Thoughts percolate and conversation flitters in and out of my earshot. We pass Hound Tor where Bernard tells us he proposed to his wife 21 years ago, on a misty day like today. I wonder what is going on around us in the mist right now. People emerge here and there, in hiking clothes, their dogs scampering around happily, the mist no concern for them with their supersonic noses.
Down by the clapper bridge a family stand around by a rope swing. I’m squinting to read the plaque on a weathered rock, thinking it might hold some useful information a guide like me should know, when I hear a kerfuffle. Unable to resist, Charlie has swung himself across the water on the rope swing, apparently only just making it. He runs back to us grinning sheepishly. Nobody else tries it.
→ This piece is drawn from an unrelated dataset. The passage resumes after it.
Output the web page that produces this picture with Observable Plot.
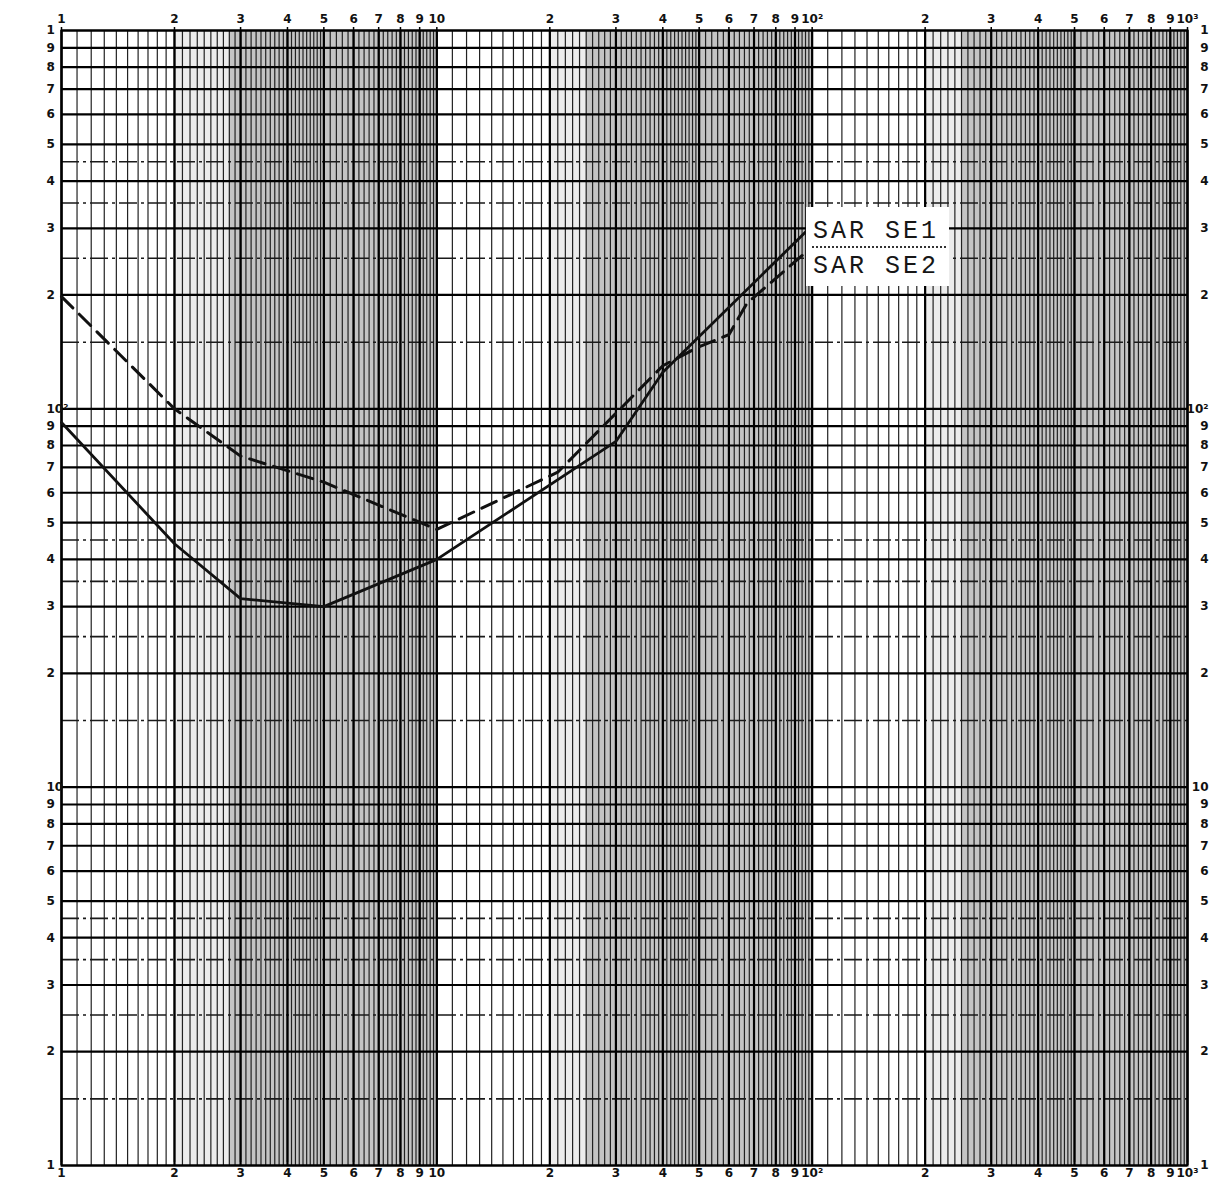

On we go, up towards Haytor, our final climb. The hulking rocks don’t show themselves until we almost run into them. Bam, there they are, looming like some evil villain’s castle. We gather in their shadow, counting heads. I haven’t lost anyone. That’s not too bad; only one wrong turn on a day like today, and nobody got lost. I pat myself on the back, and point everyone in the direction of the car park. Then I let off the brakes and tip myself down the final hill, my legs barrelling away under me as I pick up speed, skipping and juddering and trying not to topple over. I make it to the bottom in one piece, and turn to watch as my charges file in one after the other, safe and happy.
Job done. Now I just have to go home write some fizzing prose about the whole thing.
FIFTY SHADES OF GREY by Richard Askwith
IT’S SAID that eighteen per cent of the world’s population has never seen the Moon. Urbanisation, light pollution and indoor living have left it permanently out of their sight. As someone who often sees the Moon, living and running mainly in rural places, I often think about that statistic. The Moon surprises me with an unexpected glimpse, and makes my world shine briefly with its silver-and-pearl magic; and I remind myself how lucky I am.
But only on this moist Dartmoor morning has it occurred to me that many people never experience fog either. Not proper fog: the kind of thick, muddy clag, damp as mould, that sometimes settles on my part of Northamptonshire like an immense wet blanket for days on end; the kind that has smothered any number of my Cumbrian fell-running adventures; the kind of Devon pumpkin-souper that has reduced visibility this morning to less than the length of a line of eleven runners. This is the kind of fog you can feel with your eyes closed.
I wonder if I’m weird to find that feeling soothing.